Ce modèle de chope (124) fut créé à une période précoce de la Verrerie artistique (1930-1964). Les sources dont nous disposons sont des catalogues de la Verrerie de St-Prex, certains inédits, tels que les albums noirs munis de photographies de vases, vraisemblablement utilisés par les représentants de 1931 à 1935, où on le trouve comme "chope" (Verreries de St-Prex, 1931, H 19 et 22 cm). Ce modèle fait également partie de l’offre du premier catalogue de vente imprimé de 1935 (Verreries de St-Prex, 1935, no 124, 3 et 14), où cette chope est déclinée en verre vert et argenté craquelé. Il figure ensuite dans un répertoire non publié, qui, basé sur les numéros d’inventaire des catalogues de 1935 à 1960, dresse la liste de tous les modèles de la production artistique (Verreries de St-Prex, 1964, H 16 et 20 cm). D’après les sources, ce modèle a été ainsi élaboré dès 1931 et produit jusqu’en 1964.
Dans la critique récente, il est reproduit chez Dreyfus (Dreyfus, 1981, 12 et 15), dans le guide de l’exposition du Musée Ariana de 2014 (Anthonioz & Quintero Pérez, 2014) et chez Baumgartner, 2018, 69). En 1933 déjà, le céramiste Paul Ami Bonifas consacre un article à la "verrerie" où les vases réalisés en 1931 sous sa direction à Saint-Prex illustrent son propos (Bonifas, 1933).
Le rapport avec Bonifas mérite d’être mis en évidence. Dans la monographie qui lui est consacrée, il évoque ses souvenirs de l’année 1931, notamment son engagement auprès de la Verrerie de St-Prex : "En vue d’un Salon fédéral des Beaux-Arts et des arts appliqués qui allait se tenir à Genève en 1931, la Société anonyme de la Verrerie de St-Prex me demanda de dessiner les modèles qu’elle se proposait de présenter au jury et de présider à leur fabrication" (Exposition nationale d’art appliqué, 1931; Beaujon, 1961, 75; Lecoultre-Brejnik & Musée Ariana, 1997, 46 et Baumgartner, 2018, 69).
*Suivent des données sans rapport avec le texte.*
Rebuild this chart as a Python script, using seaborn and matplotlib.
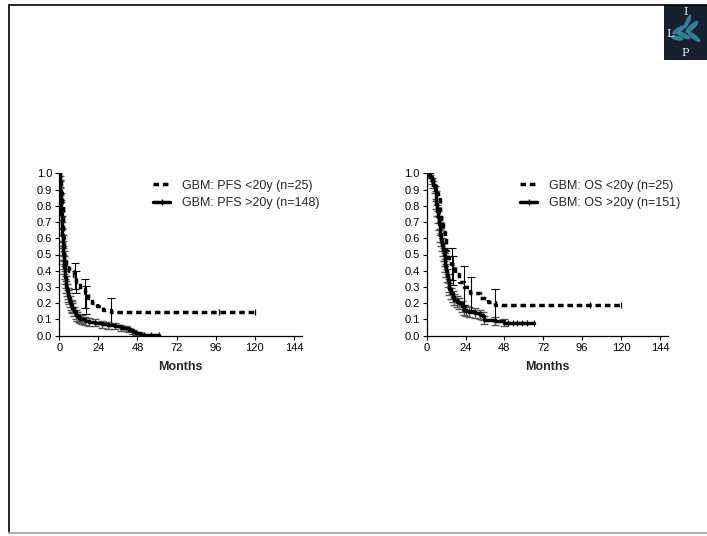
import numpy as np
import pandas as pd
import matplotlib
matplotlib.use("Agg")
import matplotlib.pyplot as plt
from matplotlib.lines import Line2D
from matplotlib.patches import Ellipse
import seaborn as sns

# ---- PFS panel ----
pfs_young_t = [0, 0.5, 1, 1.5, 2, 2.5, 3, 4, 6, 9, 10.5, 13, 15.5, 17.5, 20, 23, 27, 32, 120]
pfs_young_s = [1.0, 0.96, 0.88, 0.80, 0.72, 0.60, 0.48, 0.44, 0.40, 0.37, 0.33, 0.29, 0.26, 0.23, 0.20, 0.18, 0.16, 0.146, 0.146]
pfs_young_censor = [98, 120]
pfs_young_err_t = [9.5, 10.5, 15.5, 16.5, 32]
pfs_young_err_y = [0.37, 0.33, 0.26, 0.22, 0.146]
pfs_young_err = [0.08, 0.07, 0.09, 0.085, 0.085]

pfs_old_t = [0, 0.2, 0.4, 0.6, 0.8, 1.0, 1.2, 1.4, 1.6, 1.8, 2.0, 2.2, 2.4, 2.6, 2.8, 3.0, 3.3, 3.6, 4.0,
             4.4, 4.8, 5.2, 5.6, 6.0, 6.5, 7.0, 7.5, 8.0, 9.0, 10, 11, 12, 13, 14, 16, 18, 22, 26, 30,
             34, 38, 41, 43, 45, 47, 50, 61]
pfs_old_s = [1.0, 0.97, 0.93, 0.89, 0.85, 0.80, 0.75, 0.70, 0.66, 0.62, 0.58, 0.54, 0.51, 0.48, 0.45,
             0.42, 0.39, 0.36, 0.33, 0.30, 0.28, 0.26, 0.245, 0.23, 0.21, 0.19, 0.18, 0.17, 0.15, 0.13,
             0.12, 0.11, 0.105, 0.10, 0.09, 0.085, 0.08, 0.07, 0.065, 0.06, 0.05, 0.045, 0.035, 0.025,
             0.015, 0.007, 0.007]
pfs_old_err = [0.0, 0.014, 0.021, 0.026, 0.029, 0.033, 0.035, 0.038, 0.039, 0.04, 0.041, 0.041, 0.041,
               0.041, 0.041, 0.041, 0.04, 0.04, 0.039, 0.038, 0.037, 0.036, 0.035, 0.035, 0.034, 0.032,
               0.032, 0.031, 0.029, 0.028, 0.027, 0.026, 0.025, 0.025, 0.024, 0.023, 0.023, 0.022, 0.021,
               0.02, 0.018, 0.017, 0.014, 0.012, 0.01, 0.007, 0.007]
pfs_old_censor = [52, 56, 61]

# ---- OS panel ----
os_young_t = [0, 3, 5, 6, 7, 8, 9, 10, 11, 12, 13, 15, 17.5, 20, 23, 27, 33, 38, 42, 120]
os_young_s = [1.0, 0.96, 0.92, 0.88, 0.84, 0.76, 0.72, 0.64, 0.60, 0.52, 0.48, 0.44, 0.38, 0.33, 0.30,
              0.26, 0.23, 0.21, 0.19, 0.19]
os_young_censor = [101, 120]
os_young_err_t = [15.5, 16.5, 23, 27.5, 42]
os_young_err_y = [0.44, 0.40, 0.31, 0.26, 0.19]
os_young_err = [0.10, 0.09, 0.12, 0.10, 0.10]

os_old_t = [0, 1, 2, 3, 4, 5, 5.5, 6, 6.5, 7, 7.5, 8, 8.5, 9, 9.5, 10, 10.5, 11, 11.5, 12, 12.5, 13,
            13.5, 14, 15, 16, 17, 18.5, 20, 21.5, 23, 24.5, 26, 30, 33, 35, 35.6, 42, 48, 66]
os_old_s = [1.0, 0.99, 0.98, 0.95, 0.93, 0.90, 0.86, 0.81, 0.77, 0.73, 0.69, 0.66, 0.62, 0.59, 0.56,
            0.53, 0.50, 0.47, 0.43, 0.40, 0.37, 0.34, 0.31, 0.29, 0.26, 0.24, 0.22, 0.21, 0.20, 0.18,
            0.16, 0.15, 0.145, 0.14, 0.13, 0.12, 0.095, 0.09, 0.08, 0.08]
os_old_err = [0.0, 0.008, 0.011, 0.018, 0.021, 0.024, 0.028, 0.032, 0.034, 0.036, 0.038, 0.039, 0.04,
              0.04, 0.04, 0.041, 0.041, 0.041, 0.04, 0.04, 0.039, 0.039, 0.038, 0.037, 0.036, 0.035,
              0.034, 0.033, 0.033, 0.032, 0.03, 0.03, 0.029, 0.028, 0.027, 0.026, 0.024, 0.023, 0.022, 0.022]
os_old_censor = [50, 53, 56, 59, 62, 66]

x_ticks = [0, 24, 48, 72, 96, 120, 144]
y_ticks = [0.0, 0.1, 0.2, 0.3, 0.4, 0.5, 0.6, 0.7, 0.8, 0.9, 1.0]

sns.set_theme(style="ticks")
plt.rcParams["font.family"] = ["Liberation Sans", "DejaVu Sans"]

DASH = (0, (1.6, 1.1))
LW = 2.5


def step_value(ts, ss, t):
    idx = np.searchsorted(ts, t, side="right") - 1
    return ss[idx]


def draw_panel(ax, young, old, labels):
    yt, ys, yc, yet, yey, ye = young
    ot, os_, oe, oc = old
    # error bars for the >20y group (grey)
    ax.errorbar(ot[1:-1], os_[1:-1], yerr=oe[1:-1], fmt="none", ecolor="#555555",
                elinewidth=1.0, capsize=3.2, capthick=1.0, zorder=2)
    # error bars for the <20y group (black)
    ax.errorbar(yet, yey, yerr=ye, fmt="none", ecolor="black",
                elinewidth=0.8, capsize=3, capthick=0.8, zorder=3)
    df_old = pd.DataFrame({"t": ot, "s": os_})
    df_young = pd.DataFrame({"t": yt, "s": ys})
    sns.lineplot(data=df_old, x="t", y="s", drawstyle="steps-post", color="black",
                 linewidth=LW, errorbar=None, ax=ax, zorder=4)
    sns.lineplot(data=df_young, x="t", y="s", drawstyle="steps-post", color="black",
                 linewidth=LW, linestyle=DASH, errorbar=None, ax=ax, zorder=5)
    # censor ticks
    ax.plot(yc, [step_value(yt, ys, c) for c in yc], linestyle="none", marker="|",
            markersize=5, color="black", markeredgewidth=0.9, zorder=6)
    ax.plot(oc, [step_value(ot, os_, c) for c in oc], linestyle="none", marker="|",
            markersize=5, color="black", markeredgewidth=0.9, zorder=6)

    ax.set_xlim(0, 149)
    ax.set_ylim(0, 1.0)
    ax.set_xticks(x_ticks)
    ax.set_yticks(y_ticks)
    ax.set_yticklabels([f"{v:.1f}" for v in y_ticks])
    ax.tick_params(axis="both", labelsize=8, length=3, width=0.8, pad=2, colors="black")
    ax.set_xlabel("Months", fontsize=9, fontweight="bold", labelpad=6)
    ax.set_ylabel("")
    for sp in ["left", "bottom"]:
        ax.spines[sp].set_linewidth(0.9)
        ax.spines[sp].set_color("black")
    sns.despine(ax=ax)

    handles = [
        Line2D([0], [0], color="black", linewidth=LW, linestyle=DASH),
        Line2D([0], [0], color="black", linewidth=LW, marker="|", markersize=5,
               markeredgewidth=1),
    ]
    ax.legend(handles, labels, loc="upper left", bbox_to_anchor=(0.36, 1.0), frameon=False,
              fontsize=9, handlelength=1.4, handletextpad=0.9, labelspacing=0.45, borderpad=0)


fig = plt.figure(figsize=(7.07, 5.36), dpi=100)
fig.patch.set_facecolor("white")

ax1 = fig.add_axes([59.3 / 707, 1 - 335.7 / 536, 242.7 / 707, 162.4 / 536])
ax2 = fig.add_axes([426.7 / 707, 1 - 335.7 / 536, 241.3 / 707, 162.4 / 536])

draw_panel(ax1,
           (pfs_young_t, pfs_young_s, pfs_young_censor, pfs_young_err_t, pfs_young_err_y, pfs_young_err),
           (pfs_old_t, pfs_old_s, pfs_old_err, pfs_old_censor),
           ["GBM: PFS <20y (n=25)", "GBM: PFS >20y (n=148)"])
draw_panel(ax2,
           (os_young_t, os_young_s, os_young_censor, os_young_err_t, os_young_err_y, os_young_err),
           (os_old_t, os_old_s, os_old_err, os_old_censor),
           ["GBM: OS <20y (n=25)", "GBM: OS >20y (n=151)"])

# slide frame
fig.add_artist(Line2D([9 / 707, 1], [1 - 5 / 536, 1 - 5 / 536], color="black", linewidth=1.2))
fig.add_artist(Line2D([9 / 707, 9 / 707], [1 - 5 / 536, 1 - 533 / 536], color="black", linewidth=1.2))
fig.add_artist(Line2D([9 / 707, 1], [1 - 533 / 536, 1 - 533 / 536], color="#b0b0b0", linewidth=1.5))

# logo
lax = fig.add_axes([664 / 707, 1 - 60 / 536, 43 / 707, 55 / 536])
lax.set_facecolor("#17212e")
lax.set_xlim(0, 1)
lax.set_ylim(0, 1)
lax.set_xticks([])
lax.set_yticks([])
for sp in lax.spines.values():
    sp.set_visible(False)
for cx, cy, w, h, ang in [(0.35, 0.55, 0.3, 0.07, 25), (0.45, 0.45, 0.3, 0.07, -20),
                          (0.65, 0.6, 0.32, 0.08, 35), (0.7, 0.42, 0.3, 0.07, -30),
                          (0.3, 0.4, 0.26, 0.06, -10), (0.55, 0.7, 0.26, 0.06, 60)]:
    lax.add_patch(Ellipse((cx, cy), w, h, angle=ang, color="#2f8fa6", alpha=0.85))
lax.text(0.5, 0.88, "I", color="#e8e8e8", fontsize=8, family="DejaVu Serif", ha="center", va="center")
lax.text(0.14, 0.48, "L", color="#e8e8e8", fontsize=8, family="DejaVu Serif", ha="center", va="center")
lax.text(0.5, 0.12, "P", color="#e8e8e8", fontsize=8, family="DejaVu Serif", ha="center", va="center")

fig.savefig("out.png", dpi=100)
Ce lien direct avec le créateur du design est conservé grâce à certaines œuvres, acquises lors de l’exposition. Il y a d’abord un lot de douze vases achetés par le Musée industriel de Lausanne (Kulling, 2014, 48-53), lot aujourd’hui réparti entre le mudac et le Musée Historique de Lausanne, dont la première pièce est cataloguée dans l’inventaire des acquisitions avec la mention: "d’après Bonifas", puis la pièce choisie par le Musée Ariana à Genève. Trois des vases exposés, les modèles "carafe col long" ainsi que les modèles 138 et 164 figurent également dans un album photographique d’œuvres, réalisées et compilées par Bonifas en vue d’une rétrospective prévue pour 1963 au Musée Rath à Genève. Jointe à l’album, une liste commentée donne quelques précisions: "[C]es trois pièces, avec une trentaine d’autres, furent dessinées pour [la] Manufacture de St-Prex en 1931 et exposées au Salon Fédéral des Beaux-Arts à Genève en 1931". Nous pouvons donc attribuer cette "trentaine" à Bonifas (Walther, 2025, 36-41). En outre, une photographie du stand de la Verrerie de St-Prex au Comptoir suisse de 1931 permet d’apprécier la vaste gamme des modèles qui illustrent aussi le catalogue utilisé par les représentants (Greppin, 1931; Verreries de St-Prex, 1931).
À la recherche de correspondances formelles, notons que le catalogue d’exposition Bonifas, céramiste du purisme,, présente plusieurs œuvres proches ou identiques à ce vase de Saint-Prex (Lecoultre-Brejnik & Musée Ariana, 1997, 34, no 5123 et 145, no 86). Ainsi, le céramiste Bonifas marie les aspects du design puriste au savoir-faire verrier contemporain.
Le verre vert fait partie de l'offre de la Verrerie artistique dès 1931. Il est également diffusé dans le catalogue de vente de 1935. La même année, l'étiquette dorée prend le relais sur les timbres à l'acide gravés le fond du verre. Ces étiquettes peuvent cependant être collées a posteriori sur des vases réalisés auparavant.